— begin Collected material —

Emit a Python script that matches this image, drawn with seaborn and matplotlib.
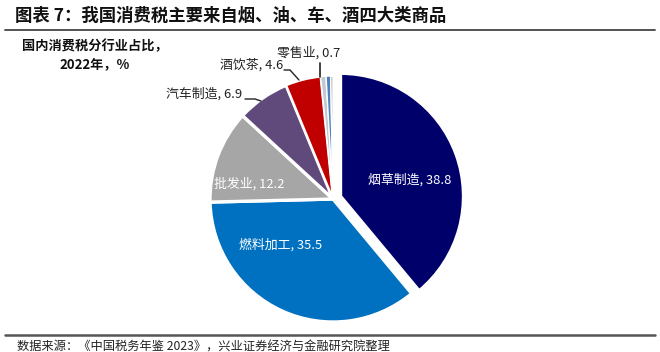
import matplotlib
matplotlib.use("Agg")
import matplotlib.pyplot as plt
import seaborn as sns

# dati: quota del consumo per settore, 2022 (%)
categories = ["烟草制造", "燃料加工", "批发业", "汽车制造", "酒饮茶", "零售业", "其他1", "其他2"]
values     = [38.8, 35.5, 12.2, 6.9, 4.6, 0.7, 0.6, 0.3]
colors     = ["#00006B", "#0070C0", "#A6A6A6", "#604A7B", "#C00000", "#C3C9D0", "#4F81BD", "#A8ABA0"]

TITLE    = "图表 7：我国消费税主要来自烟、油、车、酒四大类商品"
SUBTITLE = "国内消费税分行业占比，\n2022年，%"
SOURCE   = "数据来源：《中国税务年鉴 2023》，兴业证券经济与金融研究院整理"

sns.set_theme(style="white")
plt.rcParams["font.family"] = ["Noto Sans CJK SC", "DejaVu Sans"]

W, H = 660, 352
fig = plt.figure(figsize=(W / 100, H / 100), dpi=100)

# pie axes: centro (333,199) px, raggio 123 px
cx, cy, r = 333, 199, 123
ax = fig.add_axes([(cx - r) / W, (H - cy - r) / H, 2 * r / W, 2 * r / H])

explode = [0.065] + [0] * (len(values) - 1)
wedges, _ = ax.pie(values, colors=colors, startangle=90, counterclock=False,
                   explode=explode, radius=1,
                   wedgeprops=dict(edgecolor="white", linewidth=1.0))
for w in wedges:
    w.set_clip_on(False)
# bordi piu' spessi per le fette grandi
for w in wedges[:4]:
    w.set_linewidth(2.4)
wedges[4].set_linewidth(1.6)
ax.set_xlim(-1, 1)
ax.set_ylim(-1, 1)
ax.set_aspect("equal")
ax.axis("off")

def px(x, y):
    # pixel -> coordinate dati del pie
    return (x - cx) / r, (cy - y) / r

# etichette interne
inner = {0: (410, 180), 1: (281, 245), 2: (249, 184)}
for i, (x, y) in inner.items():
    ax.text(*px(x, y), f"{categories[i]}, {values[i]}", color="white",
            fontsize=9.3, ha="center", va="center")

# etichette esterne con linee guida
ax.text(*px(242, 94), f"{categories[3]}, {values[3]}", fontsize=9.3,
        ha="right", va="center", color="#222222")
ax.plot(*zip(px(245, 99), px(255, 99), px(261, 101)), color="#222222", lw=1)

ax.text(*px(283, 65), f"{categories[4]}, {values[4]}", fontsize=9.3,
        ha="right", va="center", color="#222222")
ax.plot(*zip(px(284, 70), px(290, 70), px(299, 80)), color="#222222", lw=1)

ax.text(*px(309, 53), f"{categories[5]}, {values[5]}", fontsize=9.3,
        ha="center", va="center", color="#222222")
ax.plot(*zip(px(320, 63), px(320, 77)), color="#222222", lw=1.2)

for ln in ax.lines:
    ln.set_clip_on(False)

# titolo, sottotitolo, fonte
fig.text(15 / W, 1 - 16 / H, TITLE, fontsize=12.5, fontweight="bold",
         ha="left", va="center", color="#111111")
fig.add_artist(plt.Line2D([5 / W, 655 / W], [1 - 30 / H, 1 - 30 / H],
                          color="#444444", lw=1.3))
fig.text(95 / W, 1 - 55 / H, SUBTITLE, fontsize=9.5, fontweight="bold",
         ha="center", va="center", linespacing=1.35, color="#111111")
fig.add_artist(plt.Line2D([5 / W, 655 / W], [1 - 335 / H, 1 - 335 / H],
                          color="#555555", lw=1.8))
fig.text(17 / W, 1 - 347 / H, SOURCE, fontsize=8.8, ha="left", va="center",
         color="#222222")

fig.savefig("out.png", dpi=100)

— end Collected material —

__Exercise directions__
Return to the listing above and set it down exactly, leaving out its pictures.

__Full output__
Emit a Python script that matches this image, drawn with seaborn and matplotlib.
import matplotlib
matplotlib.use("Agg")
import matplotlib.pyplot as plt
import seaborn as sns

# dati: quota del consumo per settore, 2022 (%)
categories = ["烟草制造", "燃料加工", "批发业", "汽车制造", "酒饮茶", "零售业", "其他1", "其他2"]
values     = [38.8, 35.5, 12.2, 6.9, 4.6, 0.7, 0.6, 0.3]
colors     = ["#00006B", "#0070C0", "#A6A6A6", "#604A7B", "#C00000", "#C3C9D0", "#4F81BD", "#A8ABA0"]

TITLE    = "图表 7：我国消费税主要来自烟、油、车、酒四大类商品"
SUBTITLE = "国内消费税分行业占比，\n2022年，%"
SOURCE   = "数据来源：《中国税务年鉴 2023》，兴业证券经济与金融研究院整理"

sns.set_theme(style="white")
plt.rcParams["font.family"] = ["Noto Sans CJK SC", "DejaVu Sans"]

W, H = 660, 352
fig = plt.figure(figsize=(W / 100, H / 100), dpi=100)

# pie axes: centro (333,199) px, raggio 123 px
cx, cy, r = 333, 199, 123
ax = fig.add_axes([(cx - r) / W, (H - cy - r) / H, 2 * r / W, 2 * r / H])

explode = [0.065] + [0] * (len(values) - 1)
wedges, _ = ax.pie(values, colors=colors, startangle=90, counterclock=False,
                   explode=explode, radius=1,
                   wedgeprops=dict(edgecolor="white", linewidth=1.0))
for w in wedges:
    w.set_clip_on(False)
# bordi piu' spessi per le fette grandi
for w in wedges[:4]:
    w.set_linewidth(2.4)
wedges[4].set_linewidth(1.6)
ax.set_xlim(-1, 1)
ax.set_ylim(-1, 1)
ax.set_aspect("equal")
ax.axis("off")

def px(x, y):
    # pixel -> coordinate dati del pie
    return (x - cx) / r, (cy - y) / r

# etichette interne
inner = {0: (410, 180), 1: (281, 245), 2: (249, 184)}
for i, (x, y) in inner.items():
    ax.text(*px(x, y), f"{categories[i]}, {values[i]}", color="white",
            fontsize=9.3, ha="center", va="center")

# etichette esterne con linee guida
ax.text(*px(242, 94), f"{categories[3]}, {values[3]}", fontsize=9.3,
        ha="right", va="center", color="#222222")
ax.plot(*zip(px(245, 99), px(255, 99), px(261, 101)), color="#222222", lw=1)

ax.text(*px(283, 65), f"{categories[4]}, {values[4]}", fontsize=9.3,
        ha="right", va="center", color="#222222")
ax.plot(*zip(px(284, 70), px(290, 70), px(299, 80)), color="#222222", lw=1)

ax.text(*px(309, 53), f"{categories[5]}, {values[5]}", fontsize=9.3,
        ha="center", va="center", color="#222222")
ax.plot(*zip(px(320, 63), px(320, 77)), color="#222222", lw=1.2)

for ln in ax.lines:
    ln.set_clip_on(False)

# titolo, sottotitolo, fonte
fig.text(15 / W, 1 - 16 / H, TITLE, fontsize=12.5, fontweight="bold",
         ha="left", va="center", color="#111111")
fig.add_artist(plt.Line2D([5 / W, 655 / W], [1 - 30 / H, 1 - 30 / H],
                          color="#444444", lw=1.3))
fig.text(95 / W, 1 - 55 / H, SUBTITLE, fontsize=9.5, fontweight="bold",
         ha="center", va="center", linespacing=1.35, color="#111111")
fig.add_artist(plt.Line2D([5 / W, 655 / W], [1 - 335 / H, 1 - 335 / H],
                          color="#555555", lw=1.8))
fig.text(17 / W, 1 - 347 / H, SOURCE, fontsize=8.8, ha="left", va="center",
         color="#222222")

fig.savefig("out.png", dpi=100)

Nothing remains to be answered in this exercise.